* BEGIN Given information *

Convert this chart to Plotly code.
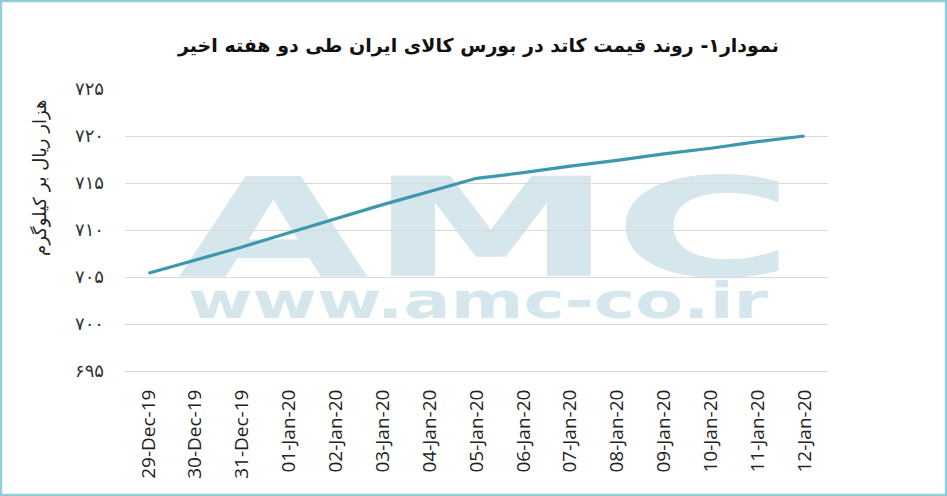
import base64
import plotly.graph_objects as go

# ---- data ----
dates = ["29-Dec-19", "30-Dec-19", "31-Dec-19", "01-Jan-20", "02-Jan-20", "03-Jan-20",
         "04-Jan-20", "05-Jan-20", "06-Jan-20", "07-Jan-20", "08-Jan-20", "09-Jan-20",
         "10-Jan-20", "11-Jan-20", "12-Jan-20"]
prices = [705.4, 706.8, 708.2, 709.7, 711.2, 712.7, 714.1, 715.5,
          716.1, 716.8, 717.4, 718.1, 718.7, 719.4, 720.0]
y_tick_vals = [695, 700, 705, 710, 715, 720, 725]
y_tick_text = ["۶۹۵", "۷۰۰", "۷۰۵", "۷۱۰", "۷۱۵", "۷۲۰", "۷۲۵"]
title_text = "نمودار۱- روند قیمت کاتد در بورس کالای ایران طی دو هفته اخیر"
y_title = "هزار ریال بر کیلوگرم"

W, H = 947, 496
L, R, T, B = 125, 119, 89, 125
PW, PH = W - L - R, H - T - B

def px_x(p):
    return (p - L) / PW

def px_y(p):
    return (H - B - p) / PH

# watermark svg
wm_x0, wm_y0, wm_w, wm_h = 160, 172, 640, 160
svg = f'''<svg xmlns="http://www.w3.org/2000/svg" width="{wm_w}" height="{wm_h}" viewBox="0 0 {wm_w} {wm_h}">
<text x="18" y="104" font-family="DejaVu Sans" font-weight="bold" font-size="138" fill="#d5e6ec"
 textLength="616" lengthAdjust="spacingAndGlyphs">AMC</text>
<text x="28" y="146" font-family="DejaVu Sans" font-weight="bold" font-size="50" fill="#d5e6ec"
 textLength="580" lengthAdjust="spacingAndGlyphs">www.amc-co.ir</text>
</svg>'''
svg_uri = "data:image/svg+xml;base64," + base64.b64encode(svg.encode()).decode()

fig = go.Figure()
fig.add_trace(go.Scatter(
    x=dates, y=prices, mode="lines",
    line=dict(color="#3d97ad", width=3.2, shape="linear"),
    hoverinfo="skip", showlegend=False,
))

fig.update_layout(
    width=W, height=H,
    margin=dict(l=L, r=R, t=T, b=B, autoexpand=False),
    paper_bgcolor="white",
    plot_bgcolor="rgba(0,0,0,0)",
    images=[dict(
        source=svg_uri, xref="paper", yref="paper",
        x=px_x(wm_x0), y=px_y(wm_y0),
        sizex=wm_w / PW, sizey=wm_h / PH,
        xanchor="left", yanchor="top", sizing="stretch", layer="below",
    )],
    xaxis=dict(
        type="category", range=[-0.5, len(dates) - 0.5],
        tickangle=-90, showgrid=False, showline=True,
        linecolor="#d9d9d9", linewidth=1, ticks="",
        tickfont=dict(family="Open Sans", size=19, color="#222"),
        ticklabelstandoff=10,
    ),
    yaxis=dict(
        range=[695, 725], tickvals=y_tick_vals, ticktext=y_tick_text,
        showgrid=True, gridcolor="#d9d9d9", gridwidth=1, zeroline=False,
        showline=False, ticks="",
        tickfont=dict(family="DejaVu Sans", size=18, color="#333"),
        ticklabelstandoff=20,
    ),
    annotations=[
        dict(text=f"<b>{title_text}</b>", xref="paper", yref="paper",
             x=px_x(478), y=px_y(45), xanchor="center", yanchor="middle",
             showarrow=False, font=dict(family="DejaVu Sans", size=19, color="#111")),
        dict(text=y_title, xref="paper", yref="paper",
             x=px_x(40), y=px_y(178), xanchor="center", yanchor="middle",
             textangle=-90, showarrow=False,
             font=dict(family="DejaVu Sans", size=18, color="#222")),
    ],
    shapes=[dict(type="rect", xref="paper", yref="paper",
                 x0=px_x(1), x1=px_x(W - 1), y0=px_y(H - 1), y1=px_y(1),
                 line=dict(color="#92cde0", width=2.5), fillcolor="rgba(0,0,0,0)",
                 layer="above")],
)

fig.write_html("out.html", config={"displayModeBar": False},
               post_script="document.body.style.margin='0px';document.body.style.padding='0px';")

* END Given information *

Exercise directions
Leaving the pictures aside, transcribe the entire listing exactly.

Answer to the task
Convert this chart to Plotly code.
import base64
import plotly.graph_objects as go

# ---- data ----
dates = ["29-Dec-19", "30-Dec-19", "31-Dec-19", "01-Jan-20", "02-Jan-20", "03-Jan-20",
         "04-Jan-20", "05-Jan-20", "06-Jan-20", "07-Jan-20", "08-Jan-20", "09-Jan-20",
         "10-Jan-20", "11-Jan-20", "12-Jan-20"]
prices = [705.4, 706.8, 708.2, 709.7, 711.2, 712.7, 714.1, 715.5,
          716.1, 716.8, 717.4, 718.1, 718.7, 719.4, 720.0]
y_tick_vals = [695, 700, 705, 710, 715, 720, 725]
y_tick_text = ["۶۹۵", "۷۰۰", "۷۰۵", "۷۱۰", "۷۱۵", "۷۲۰", "۷۲۵"]
title_text = "نمودار۱- روند قیمت کاتد در بورس کالای ایران طی دو هفته اخیر"
y_title = "هزار ریال بر کیلوگرم"

W, H = 947, 496
L, R, T, B = 125, 119, 89, 125
PW, PH = W - L - R, H - T - B

def px_x(p):
    return (p - L) / PW

def px_y(p):
    return (H - B - p) / PH

# watermark svg
wm_x0, wm_y0, wm_w, wm_h = 160, 172, 640, 160
svg = f'''<svg xmlns="http://www.w3.org/2000/svg" width="{wm_w}" height="{wm_h}" viewBox="0 0 {wm_w} {wm_h}">
<text x="18" y="104" font-family="DejaVu Sans" font-weight="bold" font-size="138" fill="#d5e6ec"
 textLength="616" lengthAdjust="spacingAndGlyphs">AMC</text>
<text x="28" y="146" font-family="DejaVu Sans" font-weight="bold" font-size="50" fill="#d5e6ec"
 textLength="580" lengthAdjust="spacingAndGlyphs">www.amc-co.ir</text>
</svg>'''
svg_uri = "data:image/svg+xml;base64," + base64.b64encode(svg.encode()).decode()

fig = go.Figure()
fig.add_trace(go.Scatter(
    x=dates, y=prices, mode="lines",
    line=dict(color="#3d97ad", width=3.2, shape="linear"),
    hoverinfo="skip", showlegend=False,
))

fig.update_layout(
    width=W, height=H,
    margin=dict(l=L, r=R, t=T, b=B, autoexpand=False),
    paper_bgcolor="white",
    plot_bgcolor="rgba(0,0,0,0)",
    images=[dict(
        source=svg_uri, xref="paper", yref="paper",
        x=px_x(wm_x0), y=px_y(wm_y0),
        sizex=wm_w / PW, sizey=wm_h / PH,
        xanchor="left", yanchor="top", sizing="stretch", layer="below",
    )],
    xaxis=dict(
        type="category", range=[-0.5, len(dates) - 0.5],
        tickangle=-90, showgrid=False, showline=True,
        linecolor="#d9d9d9", linewidth=1, ticks="",
        tickfont=dict(family="Open Sans", size=19, color="#222"),
        ticklabelstandoff=10,
    ),
    yaxis=dict(
        range=[695, 725], tickvals=y_tick_vals, ticktext=y_tick_text,
        showgrid=True, gridcolor="#d9d9d9", gridwidth=1, zeroline=False,
        showline=False, ticks="",
        tickfont=dict(family="DejaVu Sans", size=18, color="#333"),
        ticklabelstandoff=20,
    ),
    annotations=[
        dict(text=f"<b>{title_text}</b>", xref="paper", yref="paper",
             x=px_x(478), y=px_y(45), xanchor="center", yanchor="middle",
             showarrow=False, font=dict(family="DejaVu Sans", size=19, color="#111")),
        dict(text=y_title, xref="paper", yref="paper",
             x=px_x(40), y=px_y(178), xanchor="center", yanchor="middle",
             textangle=-90, showarrow=False,
             font=dict(family="DejaVu Sans", size=18, color="#222")),
    ],
    shapes=[dict(type="rect", xref="paper", yref="paper",
                 x0=px_x(1), x1=px_x(W - 1), y0=px_y(H - 1), y1=px_y(1),
                 line=dict(color="#92cde0", width=2.5), fillcolor="rgba(0,0,0,0)",
                 layer="above")],
)

fig.write_html("out.html", config={"displayModeBar": False},
               post_script="document.body.style.margin='0px';document.body.style.padding='0px';")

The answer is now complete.